Sementara itu, para politikus Muslim mengatakan mereka tidak dapat menerima tawaran Maladewa untuk menguburkan korban Covid-19 Sri Lanka. "Saya berterima kasih atas tawaran murah hati dari Maladewa. Namun, kami tidak dapat menerima tawaran ini karena hanya akan menutupi pelanggaran berat terhadap hak-hak umat Islam. Kami ingin dimakamkan di Sri Lanka. Di tanah kami. Pemerintah menentang ilmu pengetahuan dan tekanan internasional," kata mantan legislator Ali Zahir Moulana.

Pemimpin Kongres Muslim Sri Lanka, Rauff Hakeem, juga menolak penguburan di Maladewa. Sebaliknya, dalam sebuah surat yang diunggah di Twitter pada Rabu, dia mengatakan Muslim akan menuntut pemerintah membatalkan kebijakan kremasi yang tidak berdasar pada ilmu epidemiologi.

"Kami akan menolak setiap upaya pemerintah menggunakan tawaran ini untuk menyangkal hak dasar kami untuk hidup dan dimakamkan di negara kami tercinta dengan bermartabat," ujarnya.

Muslim membentuk hampir 10 persen dari 21 juta penduduk Sri Lanka. Sejak berakhirnya perang berdarah selama puluhan tahun antara separatis Tamil dan militer pada 2009, mereka menghadapi permusuhan yang meningkat dari nasionalis Buddha Sinhala.

Kelompok garis keras menuduh Muslim memiliki tingkat kelahiran yang tinggi dan memaksa orang-orang masuk Islam untuk mengurangi mayoritas Buddha Sinhala di Sri Lanka. Masyarakat Buddha sendiri mencatat 70 persen dari populasi negara itu.

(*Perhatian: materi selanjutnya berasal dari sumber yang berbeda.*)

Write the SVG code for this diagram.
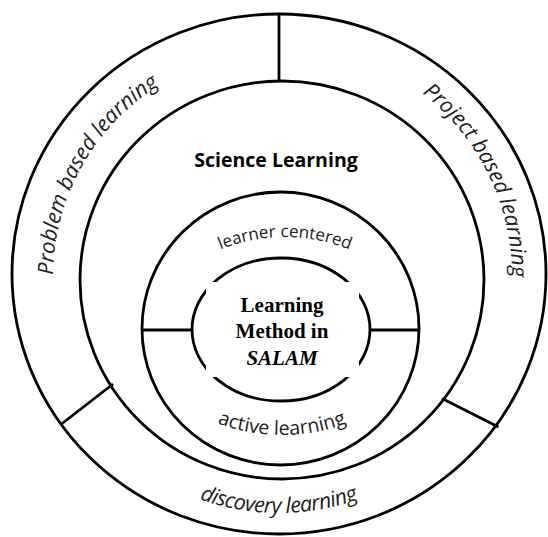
<svg xmlns="http://www.w3.org/2000/svg" width="548" height="537" viewBox="0 0 548 537">
<style>
.ring{fill:none;stroke:#000;stroke-width:2.8}
.sep{stroke:#000;stroke-width:2.8;fill:none}
.it{font-family:"Open Sans",Lato,sans-serif;font-style:italic;font-size:21.5px;fill:#222}
.up{font-family:"Open Sans",Lato,sans-serif;font-size:17px;fill:#222}
.up2{font-family:"Open Sans",Lato,sans-serif;font-size:19.5px;fill:#222}
.hd{font-family:"Open Sans",Lato,sans-serif;font-weight:bold;font-size:19.5px;fill:#000}
.ctr{font-family:"Liberation Serif","Times New Roman",serif;font-weight:bold;font-size:21px;fill:#000;text-anchor:middle}
</style>
<defs>
<path id="pProblem" d="M53,277 A226,226 0 0 1 279,51"/>
<path id="pProject" d="M279,44 A233,233 0 0 1 512,277"/>
<path id="pDiscovery" d="M112.1,443.9 A236,236 0 0 0 445.9,443.9"/>
<path id="pLearner" d="M163.4,287.4 A172,172 0 0 1 406.6,287.4"/>
<path id="pActive" d="M153.3,381.7 A182,182 0 0 0 410.7,381.7"/>
</defs>
<rect width="548" height="537" fill="#fff"/>
<g id="outer-ring">
<ellipse class="ring" cx="279" cy="274" rx="267" ry="260"/>
<text class="it"><textPath href="#pProblem" startOffset="2">Problem based learning</textPath></text>
<text class="it"><textPath href="#pProject" startOffset="154">Project based learning</textPath></text>
<text class="it" text-anchor="middle"><textPath href="#pDiscovery" startOffset="50%" textLength="162" lengthAdjust="spacing">discovery learning</textPath></text>
</g>
<g id="science-learning">
<ellipse class="ring" cx="282" cy="280" rx="202" ry="199"/>
<text class="hd" x="276" y="166.5" text-anchor="middle">Science Learning</text>
</g>
<g id="learner-ring">
<ellipse class="ring" cx="280.5" cy="328.5" rx="138.5" ry="136.5"/>
<text class="up" text-anchor="middle"><textPath href="#pLearner" startOffset="50%">learner centered</textPath></text>
<text class="up2" text-anchor="middle"><textPath href="#pActive" startOffset="50%">active learning</textPath></text>
</g>
<g id="connectors">
<line class="sep" x1="279" y1="14" x2="279" y2="81"/>
<line class="sep" x1="61.5" y1="424" x2="113" y2="384"/>
<line class="sep" x1="442" y1="398.5" x2="498.5" y2="427"/>
<line class="sep" x1="142" y1="330" x2="192" y2="330"/>
<line class="sep" x1="370" y1="330" x2="419" y2="330"/>
</g>
<g id="learning-method">
<ellipse class="ring" cx="281" cy="329.5" rx="89" ry="71.5"/>
<rect x="206" y="282" width="153" height="95" fill="#fff"/>
<text class="ctr" x="282" y="311.5">Learning</text>
<text class="ctr" x="282" y="338.3">Method in</text>
<text class="ctr" x="282" y="365" font-style="italic">SALAM</text>
</g>
</svg>
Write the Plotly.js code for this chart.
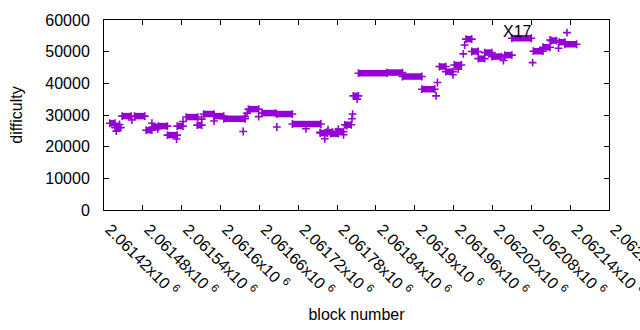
<!DOCTYPE html>
<html>
<head>
<meta charset="utf-8">
<script src="https://cdn.plot.ly/plotly-3.0.1.min.js"></script>
<style>html,body{margin:0;padding:0;background:#fff;}#chart{width:640px;height:330px;}</style>
</head>
<body>
<div id="chart"></div>
<script>
// Plateaus of constant difficulty (many consecutive blocks with the same value)
var plateauStart = [2061429,2061437,2061448,2061467,2061485,2061495,2061504,2061518,2061533,2061547,
  2061564,2061574,2061590,2061605,2061643,2061664,2061687,2061711,2061754,2061764,
  2061770,2061779,2061792,2061805,2061813,2061857,2061881,2061911,2061938,2061948,
  2061961,2061979,2061988,2061998,2062008,2062019,2062039,2062050,2062083,2062098,
  2062111,2062123,2062132];
var plateauEnd = [2061437,2061446,2061462,2061483,2061494,2061504,2061518,2061533,2061542,2061565,
  2061571,2061590,2061605,2061638,2061659,2061685,2061711,2061755,2061765,2061773,
  2061782,2061790,2061802,2061813,2061857,2061881,2061911,2061931,2061948,2061959,
  2061972,2061988,2061998,2062008,2062019,2062034,2062050,2062080,2062098,2062109,
  2062119,2062132,2062150];
var plateauValue = [27400,26000,29650,29650,25200,26200,26500,23650,26500,29350,
  26800,30300,29650,28800,31850,30600,30300,27150,24300,24600,
  24100,24700,26900,36050,43200,43400,42150,38150,45300,43700,
  45800,53950,50050,47800,49700,48450,48900,54250,50150,51400,
  53500,53000,52350];

// Individual blocks off the plateaus
var singleBlock = [2061439,2061444,2061463,2061494,2061503,2061532,2061542,2061571,2061590,2061635,
  2061638,2061641,2061659,2061687,2061732,2061754,2061761,2061766,2061782,2061790,
  2061795,2061803,2061804,2061811,2061933,2061935,2061959,2061967,2061975,2061977,
  2062037,2062039,2062082,2062109,2062122,2062135];
var singleValue = [24900,27000,28400,27400,25650,22400,27950,28700,28100,24800,
  29500,30600,29500,26200,25650,24500,22500,25350,25550,23750,
  26600,28800,30300,35000,36050,40250,42700,44500,49300,52100,
  47200,48450,46550,53700,51100,56000];

var tickValues = [2061420,2061480,2061540,2061600,2061660,2061720,2061780,2061840,2061900,2061960,2062020,2062080,2062140,2062200];
var tickMantissa = ["2.06142","2.06148","2.06154","2.0616","2.06166","2.06172","2.06178","2.06184","2.0619","2.06196","2.06202","2.06208","2.06214","2.0622"];

var labelText = "X17";
var labelBlock = 2062059;
var labelValue = 56250;

var color = "#9400d3";
var px = [], py = [];
for (var i = 0; i < plateauStart.length; i++) {
  px.push(plateauStart[i], plateauEnd[i], null);
  py.push(plateauValue[i], plateauValue[i], null);
}

var traces = [
  {x: px, y: py, type: "scatter", mode: "lines+markers", hoverinfo: "skip",
   line: {color: color, width: 6.5},
   marker: {symbol: "cross-thin", size: 5.6, color: color, line: {color: color, width: 1.6}}},
  {x: singleBlock, y: singleValue, type: "scatter", mode: "markers",
   marker: {symbol: "cross-thin", size: 5.6, color: color, line: {color: color, width: 1.6}}}
];

var font = "Liberation Sans, Arial, sans-serif";
var layout = {
  width: 640, height: 330,
  margin: {l: 104, r: 31, t: 20, b: 120},
  paper_bgcolor: "#fff", plot_bgcolor: "#fff",
  showlegend: false,
  font: {family: font, size: 16, color: "#000"},
  xaxis: {
    range: [2061420, 2062200], autorange: false,
    tickvals: tickValues,
    ticktext: tickMantissa.map(function(m){ return m + "x10 <sup>6</sup>"; }),
    tickangle: 45, ticks: "inside", ticklen: 5, tickcolor: "#000",
    showline: true, linecolor: "#000", linewidth: 1, mirror: "allticks",
    showgrid: false, zeroline: false,
    ticklabelstandoff: 3, ticklabelshift: 6, ticklabeloverflow: "allow",
    tickfont: {family: font, size: 16, color: "#000"},
    title: {text: "block number", font: {family: font, size: 16, color: "#000"}, standoff: 10}
  },
  yaxis: {
    range: [0, 60000], autorange: false, dtick: 10000, tick0: 0, tickformat: "d",
    ticks: "inside", ticklen: 5, tickcolor: "#000",
    showline: true, linecolor: "#000", linewidth: 1, mirror: "allticks",
    showgrid: false, zeroline: false,
    ticklabelstandoff: 10,
    tickfont: {family: font, size: 16, color: "#000"},
    title: {text: "difficulty", font: {family: font, size: 16, color: "#000"}, standoff: 18}
  },
  annotations: [{x: labelBlock, y: labelValue, xref: "x", yref: "y", text: labelText, showarrow: false,
    xanchor: "center", yanchor: "middle", font: {family: font, size: 16, color: "#000"}}]
};
Plotly.newPlot("chart", traces, layout, {staticPlot: true, displayModeBar: false});
</script>
</body>
</html>
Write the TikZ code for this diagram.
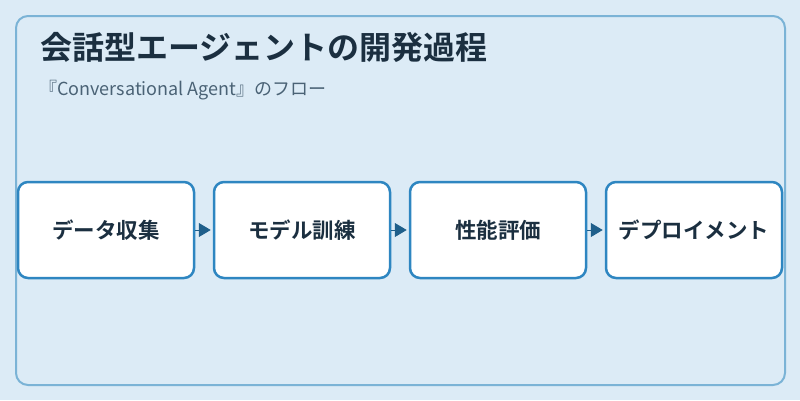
\documentclass[tikz,border=0pt]{standalone}
\usepackage{fontspec}
\setmainfont{Noto Sans CJK JP}
\newfontfamily\jpbold{Noto Sans CJK JP Bold}
\usetikzlibrary{arrows.meta}
\definecolor{bgc}{HTML}{DCEBF6}
\definecolor{framec}{HTML}{7BB3D6}
\definecolor{boxc}{HTML}{2E86C1}
\definecolor{arrc}{HTML}{1F5F8B}
\definecolor{titlec}{HTML}{1B2F40}
\definecolor{subc}{HTML}{4A6275}
\tikzset{
  stepbox/.style={draw=boxc, line width=2.5pt, fill=white, rounded corners=10pt,
    minimum width=176pt, minimum height=96pt, inner sep=0pt,
    font=\jpbold\fontsize{21.5}{26}\selectfont, text=titlec},
  flow/.style={draw=arrc, line width=1pt, -{Triangle[length=12pt,width=14pt]}, arrc, shorten >=2pt}
}
\begin{document}
\begin{tikzpicture}[x=1pt,y=-1pt]
\fill[bgc] (0,0) rectangle (800,400);
\useasboundingbox (0,0) rectangle (800,400);
\draw[framec, line width=2pt, rounded corners=12pt] (16,16) rectangle (785,385);
\node[anchor=base west, inner sep=0pt, text=titlec, font=\jpbold\fontsize{32}{38}\selectfont] (title) at (40,59) {会話型エージェントの開発過程};
\node[anchor=base west, inner sep=0pt, text=subc, font=\fontsize{18}{22}\selectfont] (sub) at (39,95) {『Conversational Agent』のフロー};
\node[stepbox] (s1) at (106,230) {データ収集};
\node[stepbox] (s2) at (302,230) {モデル訓練};
\node[stepbox] (s3) at (498,230) {性能評価};
\node[stepbox] (s4) at (694,230) {デプロイメント};
\draw[flow] (s1) -- (s2);
\draw[flow] (s2) -- (s3);
\draw[flow] (s3) -- (s4);
\end{tikzpicture}
\end{document}
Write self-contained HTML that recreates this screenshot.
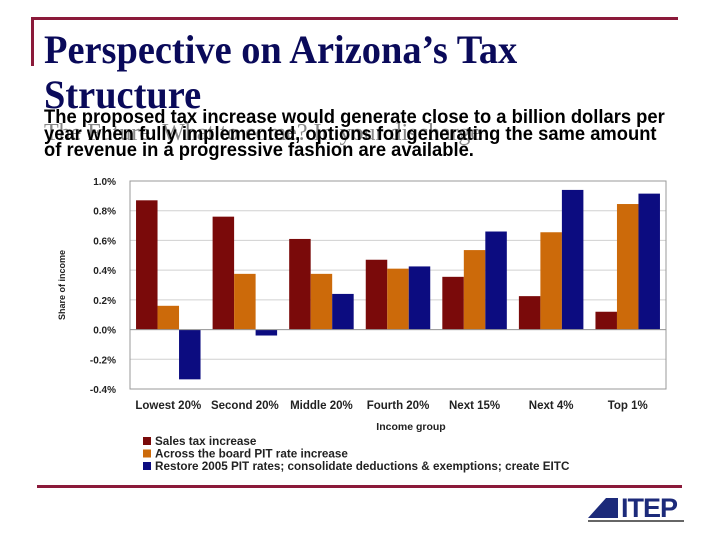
<!DOCTYPE html>
<html><head><meta charset="utf-8"><style>
body{margin:0;width:720px;height:540px;background:#fff;overflow:hidden;position:relative;font-family:"Liberation Sans",sans-serif}
.a{position:absolute}
</style></head><body>
<div class="a" style="left:31px;top:17px;width:647px;height:3px;background:#8b1a3a"></div>
<div class="a" style="left:31px;top:17px;width:3px;height:49px;background:#8b1a3a"></div>
<div class="a" style="left:44px;top:27px;font:bold 40px 'Liberation Serif',serif;color:#0a0a5a;line-height:45px;transform:scaleX(0.96);transform-origin:left">Perspective on Arizona’s Tax<br>Structure</div>
<div class="a" style="left:44px;top:120px;font:24px 'Liberation Serif',serif;color:#888">The Future: What to come? In your discharge</div>
<div class="a" style="left:44px;top:110px;font:bold 19px 'Liberation Sans',sans-serif;color:#000;line-height:16.5px;transform:scaleX(0.967);transform-origin:left">The proposed tax increase would generate close to a billion dollars per<br>year when fully implemented, options for generating the same amount<br>of revenue in a progressive fashion are available.</div>
<svg class="a" style="left:0;top:0" width="720" height="540" id="chart"></svg>
<div class="a" style="left:37px;top:485px;width:645px;height:3px;background:#8b1a3a"></div>
<div class="a" style="left:588px;top:495px;width:100px;height:30px">
<div class="a" style="left:0;top:3px;width:30px;height:20px;background:#1c2a7a;clip-path:polygon(0 100%,60% 0,100% 0,100% 100%)"></div>
<div class="a" style="left:33px;top:-2px;font:900 27px 'Liberation Sans',sans-serif;color:#1c2a7a;letter-spacing:-1px">ITEP</div>
<div class="a" style="left:0;top:25px;width:96px;height:2px;background:#666"></div>
</div>
<script>
const categories=["Lowest 20%","Second 20%","Middle 20%","Fourth 20%","Next 15%","Next 4%","Top 1%"];
const salesTax=[0.87,0.76,0.61,0.47,0.355,0.225,0.12];
const acrossBoard=[0.16,0.375,0.375,0.41,0.535,0.655,0.845];
const restore2005=[-0.335,-0.04,0.24,0.425,0.66,0.94,0.915];
const yTicks=[1.0,0.8,0.6,0.4,0.2,0.0,-0.2,-0.4];
const seriesNames=["Sales tax increase","Across the board PIT rate increase","Restore 2005 PIT rates; consolidate deductions & exemptions; create EITC"];
const colors=["#7a0a0a","#cc6a0a","#0c0c80"];
const svg=document.getElementById('chart');const NS='http://www.w3.org/2000/svg';
const L=130,R=666,T=181,B=389,yMin=-0.4,yMax=1.0;
const y=v=>T+(yMax-v)/(yMax-yMin)*(B-T);
const gw=(R-L)/categories.length;const bw=21.5;
function mk(t,a,txt){const e=document.createElementNS(NS,t);for(const k in a)e.setAttribute(k,a[k]);if(txt!=null)e.textContent=txt;svg.appendChild(e);return e;}
yTicks.forEach(v=>{const g=mk('line',{x1:L,x2:R,y1:y(v),y2:y(v),stroke:'#d0d0d0','stroke-width':1});


const t=mk('text',{x:L-14,y:y(v)+4,'text-anchor':'end','font-size':'10','font-weight':'bold',fill:'#222','font-family':'Liberation Sans'},v.toFixed(1)+'%');

});
const fr=mk('rect',{x:L,y:T,width:R-L,height:B-T,fill:'none',stroke:'#999','stroke-width':1});


[salesTax,acrossBoard,restore2005].forEach((s,si)=>{s.forEach((v,i)=>{const x=L+i*gw+(gw-3*bw)/2+si*bw;
const r=mk('rect',{x:x,y:Math.min(y(v),y(0)),width:bw,height:Math.abs(y(v)-y(0)),fill:colors[si]});

});});
const z=mk('line',{x1:L,x2:R,y1:y(0),y2:y(0),stroke:'#999'});


categories.forEach((c,i)=>{const t=mk('text',{x:L+(i+0.5)*gw,y:409,'text-anchor':'middle','font-size':'11.5','font-weight':'bold',fill:'#222','font-family':'Liberation Sans'},c);

});
const xt=mk('text',{x:411,y:430,'text-anchor':'middle','font-size':'10.5','font-weight':'bold',fill:'#222','font-family':'Liberation Sans'},'Income group');


const yt=mk('text',{x:0,y:0,'text-anchor':'middle','font-size':'9','font-weight':'bold',fill:'#222','font-family':'Liberation Sans',transform:'translate(65,285) rotate(-90)'},'Share of income');


seriesNames.forEach((n,i)=>{const yy=445+i*12.5;
const sq=mk('rect',{x:143,y:yy-8,width:8,height:8,fill:colors[i]});


const t=mk('text',{x:155,y:yy,'font-size':'11.7','font-weight':'bold',fill:'#222','font-family':'Liberation Sans'},n);

});
</script>
</body></html>
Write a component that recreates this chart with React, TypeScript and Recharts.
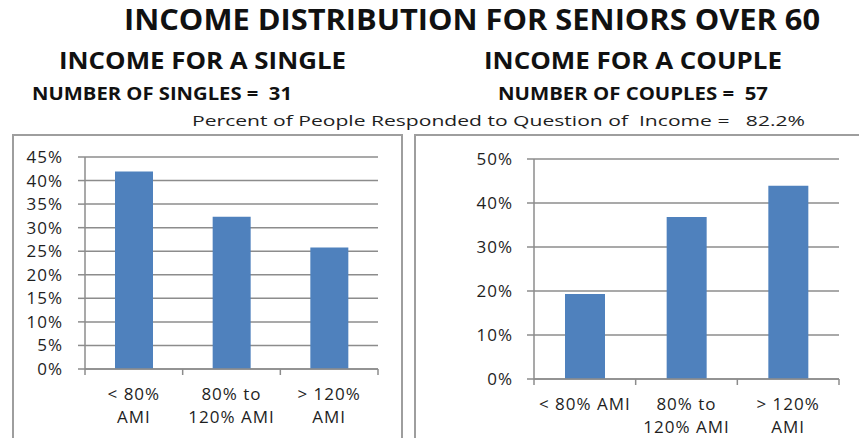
import React from 'react'
import { BarChart, Bar, XAxis, YAxis, CartesianGrid } from 'recharts'

// data
const categories = ['< 80% AMI', '80% to 120% AMI', '> 120% AMI']
const singlesPct = [41.9, 32.3, 25.8]
const couplesPct = [19.3, 36.8, 43.9]
const singlesTicks = [0, 5, 10, 15, 20, 25, 30, 35, 40, 45]
const couplesTicks = [0, 10, 20, 30, 40, 50]
const singlesLabelLines = [['< 80%', 'AMI'], ['80% to', '120% AMI'], ['> 120%', 'AMI']]
const couplesLabelLines = [['< 80% AMI'], ['80% to', '120% AMI'], ['> 120%', 'AMI']]

const title = 'INCOME DISTRIBUTION FOR SENIORS OVER 60'
const singleHeading = 'INCOME FOR A SINGLE'
const coupleHeading = 'INCOME FOR A COUPLE'
const singlesCount = 'NUMBER OF SINGLES =  31'
const couplesCount = 'NUMBER OF COUPLES =  57'
const responseLine = 'Percent of People Responded to Question of  Income =   82.2%'

const BAR = '#4F81BD'
const GRID = '#8c8c8c'
const INK = '#1e1e1e'
const FONT = '"Open Sans", Calibri, sans-serif'

const singlesData = categories.map((name, i) => ({ name, value: singlesPct[i] }))
const couplesData = categories.map((name, i) => ({ name, value: couplesPct[i] }))

function CategoryTick(props: any) {
  const { x, y, payload, index, lines, band, count } = props
  const half = payload && payload.offset ? payload.offset : band / 2
  const rows: string[] = lines[index] || [payload.value]
  return (
    <g>
      <line x1={x - half} y1={y} x2={x - half} y2={y + 6} stroke={GRID} strokeWidth={1.5} />
      {index === count - 1 && (
        <line x1={x + half} y1={y} x2={x + half} y2={y + 6} stroke={GRID} strokeWidth={1.5} />
      )}
      {rows.map((r, i) => (
        <text
          key={i}
          x={x}
          y={y + 31 + i * 23}
          textAnchor='middle'
          fill={INK}
          fontSize={17}
          letterSpacing={1}
          fontFamily={FONT}
        >
          {r}
        </text>
      ))}
    </g>
  )
}

interface ChartProps {
  data: { name: string; value: number }[]
  ticks: number[]
  lines: string[][]
  left: number
  width: number
  margin: { top: number; right: number; left: number; bottom: number }
  yWidth: number
  xHeight: number
  barSize: number
  labelGap: number
}

function IncomeChart({ data, ticks, lines, left, width, margin, yWidth, xHeight, barSize, labelGap }: ChartProps) {
  const plotWidth = width - margin.left - margin.right - yWidth
  return (
    <div style={{ position: 'absolute', left, top: 137 }}>
      <BarChart width={width} height={301} data={data} margin={margin}>
        <CartesianGrid vertical={false} stroke={GRID} strokeWidth={1.5} />
        <XAxis
          dataKey='name'
          height={xHeight}
          axisLine={{ stroke: GRID, strokeWidth: 1.5 }}
          tickLine={false}
          tickSize={0}
          tickMargin={0}
          interval={0}
          tick={<CategoryTick lines={lines} band={plotWidth / data.length} count={data.length} />}
        />
        <YAxis
          width={yWidth}
          domain={[ticks[0], ticks[ticks.length - 1]]}
          ticks={ticks}
          interval={0}
          axisLine={{ stroke: GRID, strokeWidth: 1.5 }}
          tickLine={{ stroke: GRID, strokeWidth: 1.5 }}
          tickSize={7}
          tickMargin={labelGap}
          tickFormatter={(v) => `${v}%`}
          tick={{ fill: INK, fontSize: 17, fontFamily: FONT, letterSpacing: 1 }}
        />
        <Bar dataKey='value' fill={BAR} barSize={barSize} isAnimationActive={false} />
      </BarChart>
    </div>
  )
}

function Heading({ text, x, y, len, size, bold = true }: { text: string; x: number; y: number; len: number; size: number; bold?: boolean }) {
  return (
    <text
      x={x}
      y={y}
      textLength={len}
      lengthAdjust='spacingAndGlyphs'
      fontSize={size}
      fontWeight={bold ? 700 : 400}
      fontFamily={FONT}
      fill={bold ? '#111' : INK}
      style={{ whiteSpace: 'pre' }}
    >
      {text}
    </text>
  )
}

export default function App() {
  return (
    <div
      style={{
        position: 'absolute',
        left: 0,
        top: 0,
        width: 859,
        height: 438,
        overflow: 'hidden',
        background: '#fff',
        fontFamily: FONT,
      }}
    >
      <svg width={859} height={135} style={{ position: 'absolute', left: 0, top: 0 }}>
        <Heading text={title} x={124} y={30} len={696} size={28} />
        <Heading text={singleHeading} x={59} y={69} len={287} size={23} />
        <Heading text={coupleHeading} x={484} y={69} len={298} size={23} />
        <Heading text={singlesCount} x={32} y={100} len={260} size={18} />
        <Heading text={couplesCount} x={498} y={100} len={270} size={18} />
        <Heading text={responseLine} x={192} y={126} len={613} size={15} bold={false} />
      </svg>

      <div
        style={{
          position: 'absolute',
          left: 12,
          top: 134,
          width: 391,
          height: 330,
          border: '2px solid #9e9e9e',
          boxSizing: 'border-box',
        }}
      />
      <div
        style={{
          position: 'absolute',
          left: 414,
          top: 134,
          width: 470,
          height: 330,
          border: '2px solid #9e9e9e',
          boxSizing: 'border-box',
        }}
      />

      <IncomeChart
        data={singlesData}
        ticks={singlesTicks}
        lines={singlesLabelLines}
        left={13}
        width={395}
        margin={{ top: 20, right: 30, left: 0, bottom: 0 }}
        yWidth={72}
        xHeight={69}
        barSize={38}
        labelGap={15}
      />
      <IncomeChart
        data={couplesData}
        ticks={couplesTicks}
        lines={couplesLabelLines}
        left={416}
        width={443}
        margin={{ top: 22, right: 20, left: 0, bottom: 0 }}
        yWidth={118}
        xHeight={59}
        barSize={40}
        labelGap={14}
      />
    </div>
  )
}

Dalam beberapa tahun terakhir, gerombolan orang - yang sering dihasut oleh biksu Buddha garis keras menargetkan rumah dan bisnis Muslim, serta tempat ibadah mereka. Permusuhan kemudian meningkat setelah serangan bunuh diri mematikan di gereja dan hotel pada April 2019 yang diklaim oleh kelompok ISIS.